Fazit: Die Verteidigungsausgaben Deutschlands sind tatsächlich sehr viel geringer und betragen rund ein Drittel jener der USA. Die Zahl von 4,2 Prozent für die USA stimmt nicht. Richtig sind 3,5 Prozent.

AUSSAGE 2:

"Diese Länder müssen einen Zahn zulegen, nicht über einen Zeitraum von zehn Jahren, sie müssen sofort einen Zahn zulegen. Deutschland ist ein reiches Land. Die reden darüber, dass sie sie (die Verteidigungsausgaben) bis 2030 ein winziges Stückchen erhöhen könnten. Sie könnten sie ohne Probleme sofort erhöhen, morgen."

BEWERTUNG: Großteils richtig

FAKTEN: Über 2030 spricht noch keiner in der Debatte um den deutschen Wehretat. Die deutsche Kanzlerin Angela Merkel hat der NATO bisher lediglich bis 2024 eine Steigerung der Verteidigungsausgaben auf 1,5 Prozent des Bruttoinlandsprodukts versprochen.

Allerdings, und da hat Trump im Kern recht, ist dieses Ziel ziemlich illusorisch.

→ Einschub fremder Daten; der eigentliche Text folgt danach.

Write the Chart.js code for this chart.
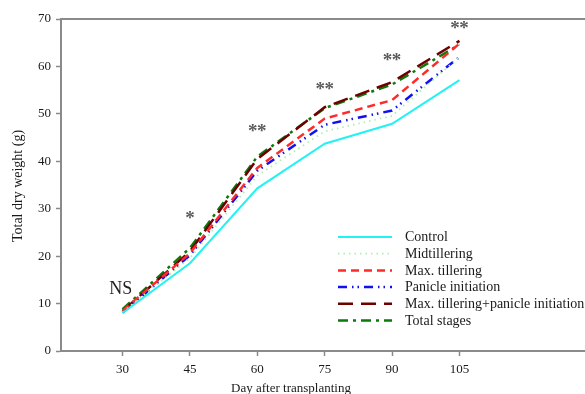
<!DOCTYPE html>
<html>
<head>
<meta charset="utf-8">
<script src="https://cdn.jsdelivr.net/npm/chart.js@4/dist/chart.umd.min.js"></script>
<style>
html,body{margin:0;padding:0;background:#fff;overflow:hidden;}
#wrap{width:600px;height:394px;position:relative;}
</style>
</head>
<body>
<div id="wrap"><canvas id="c" width="600" height="394"></canvas></div>
<script>
// ---- data ----
const days = [30, 45, 60, 75, 90, 105];
const xTicks = [30, 45, 60, 75, 90, 105];
const yTicks = [0, 10, 20, 30, 40, 50, 60, 70];
const control        = [8.0, 18.5, 34.3, 43.7, 47.9, 57.1];
const midtillering   = [8.2, 19.6, 37.0, 46.3, 49.6, 62.0];
const maxTillering   = [8.5, 20.6, 38.6, 49.0, 52.9, 64.8];
const panicleInit    = [8.1, 20.2, 38.0, 47.7, 50.7, 62.0];
const maxTillPanicle = [8.4, 21.0, 40.5, 51.4, 56.7, 65.4];
const totalStages    = [8.8, 21.7, 41.0, 51.2, 56.2, 64.6];
const seriesNames = ["Control", "Midtillering", "Max. tillering", "Panicle initiation",
                     "Max. tillering+panicle initiation", "Total stages"];
const sigLabels = ["NS", "*", "**", "**", "**", "**"];
const sigX = [29.6, 45, 60, 75, 90, 105];
const sigY = [13.1, 28.7, 47.0, 55.9, 62.0, 68.7];
const xTitle = "Day after transplanting";
const yTitle = "Total dry weight (g)";

const serif = "'Liberation Serif', 'DejaVu Serif', serif";
const axisGray = '#8a8a8a';

function pts(vals){ return days.map((d,i)=>({x:d, y:vals[i]})); }

const styles = [
  {c:'#22f2f2', w:2, dash:[]},
  {c:'#aef0ae', w:1.8, dash:[1.5,4]},
  {c:'#ff2a2a', w:2.5, dash:[8,5]},
  {c:'#1010f0', w:2.5, dash:[9,5,1.5,4,1.5,5]},
  {c:'#6e0000', w:2.5, dash:[15,8]},
  {c:'#0a7a0a', w:2.5, dash:[10,5,3,5]}
];
const seriesVals = [control, midtillering, maxTillering, panicleInit, maxTillPanicle, totalStages];

const datasets = seriesVals.map((v,i)=>({
  label: seriesNames[i],
  data: pts(v),
  borderColor: styles[i].c,
  backgroundColor: styles[i].c,
  borderWidth: styles[i].w,
  borderDash: styles[i].dash,
  pointRadius: 0,
  tension: 0,
  fill: false
}));

const decor = {
  id: 'decor',
  afterDraw(chart){
    const ctx = chart.ctx, a = chart.chartArea;
    const xs = chart.scales.x, ys = chart.scales.y;
    ctx.save();
    // top frame line
    ctx.strokeStyle = axisGray; ctx.lineWidth = 2;
    ctx.beginPath(); ctx.moveTo(a.left-1, a.top); ctx.lineTo(chart.width, a.top); ctx.stroke();
    // significance labels
    ctx.textAlign = 'center'; ctx.textBaseline = 'middle';
    sigLabels.forEach((t,i)=>{
      const px = xs.getPixelForValue(sigX[i]), py = ys.getPixelForValue(sigY[i]);
      if (t === 'NS') { ctx.fillStyle = '#222'; ctx.font = '18px ' + serif; ctx.fillText(t, px, py); }
      else {
        ctx.fillStyle = '#5a5a5a'; ctx.font = 'bold 19px ' + serif;
        const n = t.length, gap = 9;
        for (let k = 0; k < n; k++) {
          ctx.fillText('*', px + (k - (n-1)/2) * gap, py + 4);
        }
      }
    });
    // legend
    const lx0 = 338, lx1 = 392, tx = 405, ly0 = 237, dy = 16.7;
    chart.data.datasets.forEach((ds,i)=>{
      const y = ly0 + i*dy;
      ctx.strokeStyle = ds.borderColor; ctx.lineWidth = ds.borderWidth;
      ctx.setLineDash(ds.borderDash || []);
      ctx.beginPath(); ctx.moveTo(lx0, y); ctx.lineTo(lx1, y); ctx.stroke();
      ctx.setLineDash([]);
      ctx.fillStyle = '#1a1a1a'; ctx.font = '14px ' + serif;
      ctx.textAlign = 'left'; ctx.textBaseline = 'middle';
      ctx.fillText(ds.label, tx, y+0.5);
    });
    // axis titles
    ctx.fillStyle = '#1a1a1a'; ctx.font = '13px ' + serif;
    ctx.textAlign = 'center'; ctx.textBaseline = 'middle';
    ctx.fillText(xTitle, 291, 389);
    ctx.font = '14px ' + serif;
    ctx.translate(18, 186); ctx.rotate(-Math.PI/2);
    ctx.fillText(yTitle, 0, 0);
    ctx.restore();
  }
};

new Chart(document.getElementById('c'), {
  type: 'line',
  data: { datasets },
  options: {
    responsive: false,
    animation: false,
    layout: { padding: { left: 0, right: 8, top: 19, bottom: 0 } },
    plugins: { legend: { display: false }, tooltip: { enabled: false } },
    scales: {
      x: {
        type: 'linear', min: 16.3, max: 134.5,
        afterBuildTicks(s){ s.ticks = xTicks.map(v=>({value:v})); },
        afterFit(s){ s.height = 43; },
        grid: { drawOnChartArea: false, drawTicks: true, tickLength: 5, tickColor: axisGray, tickWidth: 1.5 },
        border: { display: true, color: axisGray, width: 2 },
        ticks: { color: '#1a1a1a', font: { family: serif, size: 13 }, padding: 6, maxRotation: 0, autoSkip: false }
      },
      y: {
        min: 0, max: 70,
        afterBuildTicks(s){ s.ticks = yTicks.map(v=>({value:v})); },
        afterFit(s){ s.width = 61; },
        grid: { drawOnChartArea: false, drawTicks: true, tickLength: 5, tickColor: axisGray, tickWidth: 1.5 },
        border: { display: true, color: axisGray, width: 2 },
        ticks: { color: '#1a1a1a', font: { family: serif, size: 13 }, padding: 5 }
      }
    }
  },
  plugins: [decor]
});
</script>
</body>
</html>
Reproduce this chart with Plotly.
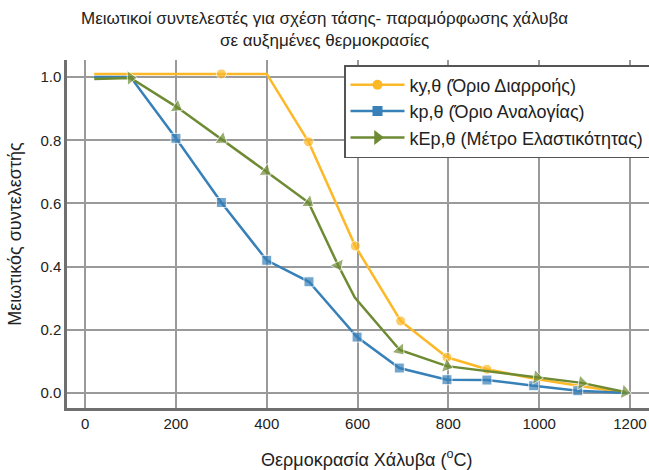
import plotly.graph_objects as go

# Data
ky_x = [20, 100, 200, 300, 400, 492, 595, 695, 797, 885, 990, 1090, 1195]
ky_y = [1.01, 1.01, 1.01, 1.01, 1.01, 0.795, 0.465, 0.228, 0.113, 0.075, 0.045, 0.022, 0.0]
ky_show = [False, False, False, True, False, True, True, True, True, True, False, False, False]

kp_x = [20, 100, 200, 300, 400, 493, 599, 692, 797, 885, 988, 1085, 1193]
kp_y = [1.0, 1.0, 0.806, 0.603, 0.42, 0.352, 0.177, 0.079, 0.042, 0.041, 0.023, 0.007, 0.0]
kp_show = [False, False, True, True, True, True, True, True, True, True, True, True, False]

kE_x = [20, 100, 202, 301, 398, 492, 557, 594, 693, 797, 995, 1094, 1189]
kE_y = [0.994, 0.997, 0.905, 0.803, 0.702, 0.603, 0.405, 0.302, 0.136, 0.085, 0.05, 0.032, 0.003]
kE_show = [True, True, True, True, True, True, True, False, True, True, True, True, True]

names = ["ky,θ (Όριο Διαρροής)", "kp,θ (Όριο Αναλογίας)", "kEp,θ (Μέτρο Ελαστικότητας)"]
x_ticks = [0, 200, 400, 600, 800, 1000, 1200]
y_ticks = [0.0, 0.2, 0.4, 0.6, 0.8, 1.0]

title = "Μειωτικοί συντελεστές για σχέση τάσης- παραμόρφωσης χάλυβα<br>σε αυξημένες θερμοκρασίες"
x_title = "Θερμοκρασία Χάλυβα (<sup>o</sup>C)"
y_title = "Μειωτικός συντελεστής"

YEL = "#FCB826"
BLU = "#3780B8"
GRN = "#6E8B34"

series = [
    (ky_x, ky_y, ky_show, YEL, "circle", 10, None),
    (kp_x, kp_y, kp_show, BLU, "square", 10, None),
    (kE_x, kE_y, kE_show, GRN, "triangle-up", 13, "previous"),
]

fig = go.Figure()
for (xs, ys, show, col, sym, sz, aref), nm in zip(series, names):
    mk = dict(symbol=sym, color=col, size=[sz if s else 0 for s in show])
    if aref:
        mk["angleref"] = aref
    fig.add_trace(go.Scatter(x=xs, y=ys, mode="lines+markers", showlegend=False,
                             hoverinfo="skip",
                             line=dict(color=col, width=2.5), marker=mk))
for (xs, ys, show, col, sym, sz, aref), nm in zip(series, names):
    lsym = "triangle-right" if aref else sym
    fig.add_trace(go.Scatter(x=[None], y=[None], mode="lines+markers", name=nm,
                             line=dict(color=col, width=2.5),
                             marker=dict(symbol=lsym, color=col, size=sz)))

font = "Liberation Sans, Arial, sans-serif"
W, H = 649, 470
L, R, T, B = 67, 0, 60, 62
pw, ph = W - L - R, H - T - B

fig.update_layout(
    width=W, height=H,
    margin=dict(l=L, r=R, t=T, b=B, autoexpand=False),
    paper_bgcolor="white", plot_bgcolor="white",
    font=dict(family=font, size=14, color="#222"),
    showlegend=True,
    legend=dict(x=(344 - L) / pw, y=(H - B - 65) / ph, xanchor="left", yanchor="top",
                bgcolor="white", bordercolor="#555", borderwidth=1.5,
                font=dict(size=18, color="#222"), tracegroupgap=0,
                itemwidth=54),
    xaxis=dict(range=[-40, 1242], tickvals=x_ticks, ticktext=[str(v) for v in x_ticks],
               showgrid=True, gridcolor="#9a9a9a", gridwidth=1.5, automargin=False,
               zeroline=False, showline=True, linecolor="#707070", linewidth=2.5,
               ticks="", tickfont=dict(size=15, color="#222")),
    yaxis=dict(range=[-0.0475, 1.054], tickvals=y_ticks, tickformat=".1f",
               showgrid=True, gridcolor="#9a9a9a", gridwidth=1.5, automargin=False,
               zeroline=False, showline=True, linecolor="#707070", linewidth=2.5,
               ticks="", tickfont=dict(size=15, color="#222"),
               title=dict(text=y_title, font=dict(size=18, color="#222"))),
    annotations=[
        dict(text=title, xref="paper", yref="paper",
             x=(W / 2 - L) / pw, y=(H - B - 7) / ph, xanchor="center", yanchor="top",
             showarrow=False, font=dict(size=17, color="#222"), align="center"),
        dict(text=x_title, xref="paper", yref="paper",
             x=(W / 2 + 42 - L) / pw, y=(H - B - 458) / ph, xanchor="center", yanchor="middle",
             showarrow=False, font=dict(size=18, color="#222")),
    ],
)

fig.write_html("out.html", config={"displayModeBar": False},
               post_script="document.body.style.margin='0px';")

Nach der aktuellen Finanzplanung kommt man dem sogenannten Zwei-Prozent-Ziel nämlich in den nächsten Jahren nicht näher, sondern entfernt sich sogar wieder davon. Derzeit liegen die deutschen Verteidigungsausgaben bei 1,24 Prozent des BIP, 2022 nur noch bei 1,23 Prozent.

AUSSAGE 3:

"Deutschland wird vollständig von Russland kontrolliert, weil es 60 bis 70 Prozent seiner Energie aus Russland bezieht."

BEWERTUNG: Bei Energieimporten zu 40 Prozent richtig

FAKTEN: Die von Trump angegebenen Werte sind zu hoch gegriffen, selbst wenn man sie nur auf Erdgas und Öl bezieht. Bei beidem ist Russland zwar der größte Lieferant Deutschlands. Im Jahr 2017 lag der Anteil des deutschen Erdgasimports aus Russland nach Angaben der deutschen Energiewirtschaft aber nur bei rund 40 Prozent, bei Rohöl waren es 37 Prozent. Das Wirtschaftsministerium verweist auf eine "diversifizierte Struktur" bei der Versorgung mit Gas und Öl. Rohöl zum Beispiel werde aus insgesamt 23 Ländern eingeführt.

Die Aussage, dass Deutschland "vollständig" kontrolliert wird, ist deshalb unseriös. Klar ist aber, dass Russland gegenwärtig mit Abstand wichtigster Energielieferant Deutschlands ist und seine Position mit der neuen Gasröhre Nord Stream 2 nochmals stark ausbauen wird.

Allerdings: Wie sich der Anteil Russlands bei den Energielieferungen künftig entwickelt, lässt sich schwer vorhersehen und ist von vielen Faktoren abhängig - etwa vom Ausbau der erneuerbaren Energien in Deutschland.

Experten betonen auch, dass Russland umgekehrt Deutschland als Absatzmarkt braucht. Knapp 200 Milliarden Kubikmeter Erdgas lieferte der Monopolist Gazprom 2017 an EU-Staaten, mehr als ein Viertel davon floss nach Konzernangaben nach Deutschland.